PHILIPPI (ACTS 16:11-12). From Troas the missionaries put out to sea and sailed straight for Samothrace; its mountains made the island easily visible and a landmark. They sailed on the next day to Neapolis (Newtown), one of the two best ports in Macedonia. They had passed from the continent of Asia to Europe. The voyage covered 150 miles and took two days. The winds were very favorable; for the trip normally took three days and five days in the reverse direction. Neapolis was the port of Philippi, which lay about ten miles to the northwest across Mt. Symbolum.
From there they traveled to Philippi, a Roman colony and the leading city of that district of Macedonia.
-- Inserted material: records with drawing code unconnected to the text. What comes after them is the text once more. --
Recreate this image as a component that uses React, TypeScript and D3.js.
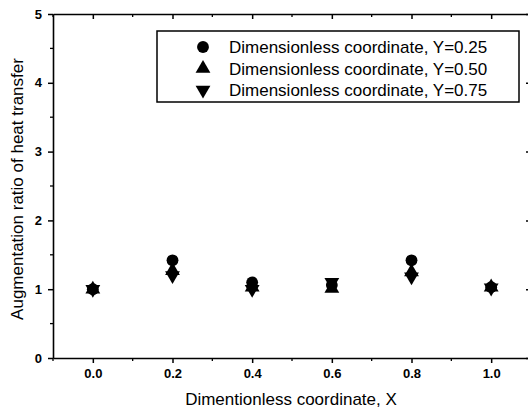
import React, { useRef, useEffect } from 'react'
import * as d3 from 'd3'

// values
const xCats = [0.0, 0.2, 0.4, 0.6, 0.8, 1.0]
const y025 = [1.0, 1.42, 1.1, 1.06, 1.42, 1.03]
const y050 = [1.0, 1.27, 1.03, 1.01, 1.25, 1.03]
const y075 = [1.0, 1.2, 1.0, 1.1, 1.18, 1.02]
const seriesNames = [
  'Dimensionless coordinate, Y=0.25',
  'Dimensionless coordinate, Y=0.50',
  'Dimensionless coordinate, Y=0.75',
]
const xTicks = [0.0, 0.2, 0.4, 0.6, 0.8, 1.0]
const yTicks = [0, 1, 2, 3, 4, 5]

export default function App() {
  const ref = useRef<SVGSVGElement>(null)

  useEffect(() => {
    const svg = d3.select(ref.current)
    svg.selectAll('*').remove()

    const width = 528, height = 411
    const margin = { top: 14, right: -3, bottom: 53, left: 53 }
    const font = 'Liberation Sans, Arial, sans-serif'

    const x = d3.scaleLinear().domain([-0.1, 1.1]).range([margin.left, width - margin.right])
    const y = d3.scaleLinear().domain([0, 5]).range([height - margin.bottom, margin.top])

    const x0 = x.range()[0], x1 = x.range()[1]
    const y0 = y.range()[0], y1 = y.range()[1]

    const minorX = d3.range(-0.1, 1.1001, 0.1).filter(v => !xTicks.some(t => Math.abs(t - v) < 1e-6))
    const minorY = d3.range(0.5, 5, 1)

    // bottom axis
    const bottom = svg.append('g').attr('transform', `translate(0,${y0})`)
      .call(d3.axisBottom(x).tickValues(xTicks).tickFormat(d3.format('.1f')).tickSize(5).tickSizeOuter(0))
    bottom.select('.domain').attr('stroke-width', 1.6)
    bottom.selectAll('line').attr('stroke-width', 1.5)
    bottom.selectAll('text').attr('font-family', font).attr('font-size', 13).attr('font-weight', 'bold').attr('y', 11)
    svg.append('g').selectAll('line').data(minorX).join('line')
      .attr('x1', d => x(d)).attr('x2', d => x(d)).attr('y1', y0).attr('y2', y0 + 3)
      .attr('stroke', '#000').attr('stroke-width', 1.3)

    // left axis
    const left = svg.append('g').attr('transform', `translate(${x0},0)`)
      .call(d3.axisLeft(y).tickValues(yTicks).tickFormat(d3.format('d')).tickSize(5).tickSizeOuter(0))
    left.select('.domain').attr('stroke-width', 1.6)
    left.selectAll('line').attr('stroke-width', 1.5)
    left.selectAll('text').attr('font-family', font).attr('font-size', 13).attr('font-weight', 'bold').attr('x', -11)
    svg.append('g').selectAll('line').data(minorY).join('line')
      .attr('x1', x0 - 3).attr('x2', x0).attr('y1', d => y(d)).attr('y2', d => y(d))
      .attr('stroke', '#000').attr('stroke-width', 1.3)

    // top and right mirror axes, ticks inward, no labels
    const top = svg.append('g').attr('transform', `translate(0,${y1})`)
      .call(d3.axisTop(x).tickValues(xTicks).tickFormat(() => '').tickSize(-5).tickSizeOuter(0))
    top.select('.domain').attr('stroke-width', 1.6)
    top.selectAll('line').attr('stroke-width', 1.5)
    svg.append('g').selectAll('line').data(minorX).join('line')
      .attr('x1', d => x(d)).attr('x2', d => x(d)).attr('y1', y1).attr('y2', y1 + 3)
      .attr('stroke', '#000').attr('stroke-width', 1.3)

    const right = svg.append('g').attr('transform', `translate(${x1},0)`)
      .call(d3.axisRight(y).tickValues(yTicks).tickFormat(() => '').tickSize(-5).tickSizeOuter(0))
    right.select('.domain').attr('stroke-width', 1.6)
    right.selectAll('line').attr('stroke-width', 1.5)
    svg.append('g').selectAll('line').data(minorY).join('line')
      .attr('x1', x1 - 3).attr('x2', x1).attr('y1', d => y(d)).attr('y2', d => y(d))
      .attr('stroke', '#000').attr('stroke-width', 1.3)

    // axis titles
    svg.append('text').attr('x', 291).attr('y', 405)
      .attr('text-anchor', 'middle').attr('font-family', font).attr('font-size', 17)
      .text('Dimentionless coordinate, X')
    svg.append('text').attr('transform', `translate(23,189) rotate(-90)`)
      .attr('text-anchor', 'middle').attr('font-family', font).attr('font-size', 17)
      .text('Augmentation ratio of heat transfer')

    // markers
    const circle = d3.symbol().type(d3.symbolCircle).size(110)
    const tri = d3.symbol().type(d3.symbolTriangle).size(95)
    const shapes = [
      { vals: y025, path: circle(), rot: 0 },
      { vals: y050, path: tri(), rot: 0 },
      { vals: y075, path: tri(), rot: 180 },
    ]
    shapes.forEach(s => {
      svg.append('g').selectAll('path').data(xCats).join('path')
        .attr('d', s.path as string)
        .attr('transform', (d, i) => `translate(${x(d)},${y(s.vals[i])}) rotate(${s.rot})`)
        .attr('fill', '#000')
    })

    // legend
    const lg = svg.append('g')
    lg.append('rect').attr('x', 157).attr('y', 31).attr('width', 362).attr('height', 71)
      .attr('fill', '#fff').attr('stroke', '#000').attr('stroke-width', 1.5)
    shapes.forEach((s, i) => {
      const cy = 47 + i * 21.5
      lg.append('path').attr('d', s.path as string)
        .attr('transform', `translate(203,${cy}) rotate(${s.rot})`).attr('fill', '#000')
      lg.append('text').attr('x', 229).attr('y', cy + 6)
        .attr('font-family', font).attr('font-size', 17).text(seriesNames[i])
    })
  }, [])

  return (
    <svg ref={ref} width={528} height={411}
      style={{ position: 'absolute', left: 0, top: 0, background: '#fff', overflow: 'hidden' }} />
  )
}
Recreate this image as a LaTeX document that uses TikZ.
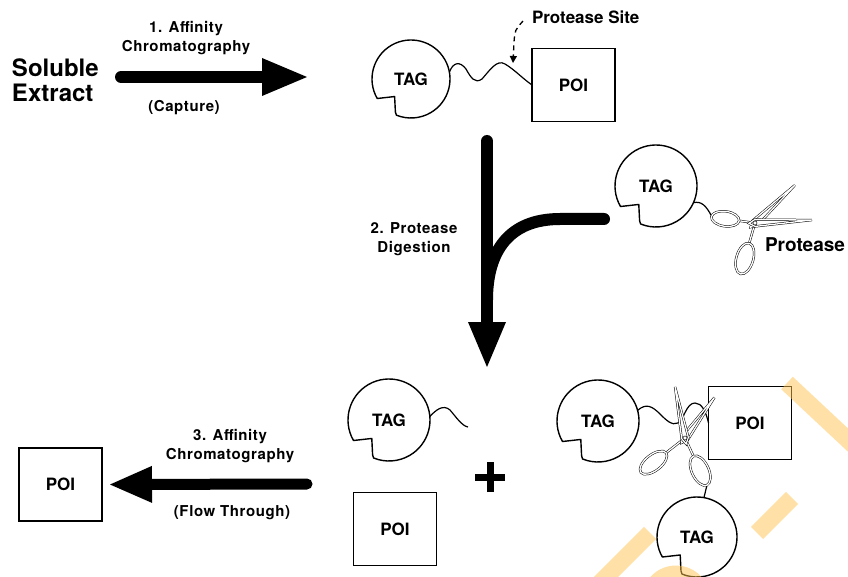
\documentclass[tikz,border=0pt]{standalone}
\usepackage{fontspec}
\setmainfont{TeX Gyre Heros}
\newfontfamily\lblfont[LetterSpace=4]{TeX Gyre Heros}
\usetikzlibrary{calc,arrows.meta}

\tikzset{
  every node/.style={inner sep=0pt, outer sep=0pt},
  tagtext/.style={circle, font=\bfseries\fontsize{17}{17}\selectfont},
  tagline/.style={draw=black, line width=1.4pt, line join=round},
  poibox/.style={draw=black, line width=1.8pt, minimum width=83pt, minimum height=73pt,
                 font=\bfseries\fontsize{17}{17}\selectfont},
  steplabel/.style={align=center, font=\lblfont\bfseries\fontsize{15}{18.5}\selectfont},
  bigtext/.style={align=left, font=\bfseries\fontsize{24}{25}\selectfont},
  wire/.style={line width=1.2pt},
  bigarrow/.style={line width=12pt, line cap=round,
                   -{Triangle[length=45pt,width=38pt,line width=0pt]}},
  scis/.style={draw=black, line width=0.5pt, double=white, double distance=1.3pt, fill=white},
  watermark/.style={line width=17pt, draw={rgb,255:red,255;green,196;blue,80}, opacity=0.5},
}

% TAG: a circle with a square bite out of its lower left side
\newcommand\tagnode[4]{%
  \node[tagtext, minimum size=#4*2pt] (#1) at (#2,#3) {TAG};
  \draw[tagline] ($(#1.center)+(150:#4)$) arc[start angle=150, end angle=472, radius=#4]
    -- ($(#1.center)+(-0.40*#4,0.85*#4)$) -- ($(#1.center)+(-0.42*#4,0.45*#4)$) -- cycle;
}

% one half of a pair of scissors: pivot, blade angle, blade length,
% handle angle, ring distance, ring half-length, ring half-width
\newcommand\scishalf[7]{%
  \draw[scis] ($(#1)+(#4:#5-#6)$) -- (#1);
  \draw[scis, shift={($(#1)+(#4:#5)$)}, rotate=-#4] (0,0) ellipse [x radius=#6, y radius=#7];
  \draw[scis] ($(#1)+(#2+90:3.4)$) -- ($(#1)+(#2:#3)$) -- ($(#1)+(#2-90:3.4)$)
    -- ($(#1)+(#2+180:6)$) -- cycle;
}

\begin{document}
\begin{tikzpicture}[x=1pt,y=-1pt]
\useasboundingbox (0,0) rectangle (848,577);
\clip (0,0) rectangle (848,577);
\fill[white] (0,0) rectangle (848,577);

% ---- step 1: capture ----
\node[bigtext, anchor=west] (ext) at (12,80) {Soluble\\Extract};
\coordinate (a1s) at (121,77);
\coordinate (a1e) at (307,77);
\draw[bigarrow] (a1s) -- (a1e);
\node[steplabel] (l1) at (186,38) {1. Affinity\\Chromatography};
\node[steplabel] (l1b) at (184,108) {(Capture)};

\tagnode{tagA}{411}{79}{39}
\node[poibox] (poiA) at (573.5,85) {POI};
\draw[wire] (tagA.10) .. controls (453,62) and (460,61) .. (466,69)
  .. controls (471,78) and (475,84) .. (482,79)
  .. controls (490,70) and (497,59) .. (505,64)
  .. controls (515,70) and (522,78) .. (poiA.west);

\node[font=\bfseries\fontsize{17}{17}\selectfont, anchor=west] (site) at (532,17) {Protease Site};
\coordinate (sitept) at (523,21);
\coordinate (sitetip) at (513,63);
\draw[line width=1.3pt, dash pattern=on 5pt off 4pt, -{Triangle[length=7pt,width=7pt]}]
  (sitept) .. controls (515,30) .. (514,42) -- (sitetip);

% ---- step 2: protease digestion ----
\tagnode{tagM}{656}{186}{41}
\coordinate (c2s) at (604,219);
\draw[line width=12pt, line cap=round] (c2s) -- (560,219) .. controls (510,219) and (487,250) .. (487,300);
\coordinate (a2s) at (487,141);
\coordinate (a2e) at (487,367);
\draw[bigarrow] (a2s) -- (a2e);
\node[steplabel] (l2) at (414,239) {2. Protease\\Digestion};

\coordinate (ringM) at (712,217);
\draw[wire] (tagM.-24) .. controls (701,201) and (706,205) .. (ringM);
\coordinate (pvM) at (755,223);
\scishalf{pvM}{316.5}{55}{106}{37}{16}{8.5}
\scishalf{pvM}{-3}{57}{188}{30}{14}{7.5}
\draw[line width=0.5pt, fill=white] (pvM) circle[radius=2];
\node[font=\bfseries\fontsize{19}{19}\selectfont, anchor=west] (prot) at (765,245) {Protease};

% ---- step 3: flow through ----
\node[poibox] (poiL) at (60.5,484.5) {POI};
\coordinate (a3s) at (307,484);
\draw[bigarrow, line width=11pt, -{Triangle[length=42pt,width=37pt,line width=0pt]}]
  (a3s) -- ([xshift=8pt]poiL.east);
\node[steplabel] (l3) at (230,446) {3. Affinity\\Chromatography};
\node[steplabel] (l3b) at (232,513) {(Flow Through)};

\tagnode{tagB}{389}{420}{41}
\coordinate (tagBend) at (468,427);
\draw[wire] (tagB.5) .. controls (436,410) and (443,404) .. (450,410)
  .. controls (456,417) and (462,426) .. (tagBend);
\coordinate (plus) at (490,477);
\draw[line width=7pt] ([xshift=-15pt]plus) -- ([xshift=15pt]plus);
\draw[line width=7pt] ([yshift=-15pt]plus) -- ([yshift=15pt]plus);
\node[poibox] (poiB) at (395,529) {POI};

\tagnode{tagR}{598}{421}{41}
\node[poibox] (poiR) at (750,423) {POI};
\tagnode{tagD}{697}{537}{40}
\draw[wire] (tagR.15) .. controls (646,403) and (652,406) .. (660,414)
  .. controls (666,420) and (672,426) .. (678,423)
  .. controls (684,420) and (686,403) .. (695,403)
  .. controls (702,403) and (706,412) .. (poiR.west);
\coordinate (ringR) at (707,485);
\draw[wire] (ringR) -- (tagD.80);
\coordinate (pvR) at (685,438);
\scishalf{pvR}{306}{50}{142}{40}{16}{8}
\scishalf{pvR}{259}{52}{65}{36}{16}{8.5}
\draw[line width=0.5pt, fill=white] (pvR) circle[radius=2];

% ---- faint stamp stripes ----
\draw[watermark] (787,383) -- (880,470);
\draw[watermark] (792,498) -- (757,533);
\draw[watermark] (650,533) -- (600,583);
\draw[watermark] (676,600) ++(220:26) arc[start angle=220, end angle=320, radius=26];
\end{tikzpicture}
\end{document}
Philippi was located in eastern Macedonia in a plain east of Mt. Pangaeus between the Strymon and Nestos Rivers. The site was first inhabited by colonists from the island of Thasos, who worked the gold mines. It was known for its springs. The city was enlarged by a colony of Roman army veterans. Because it was a Roman colony, it had a form of government independent of the provincial administration.
Philippi was more an agricultural than commercial center. Hence, the Jewish population at Philippi was extremely small or nonexistent. There was no synagogue; it required ten Jewish men.
At Philippi, Paul first preached in Europe. He encounters a religious woman with an open heart, a slave girl with a possessed heart, and a man with a hard heart.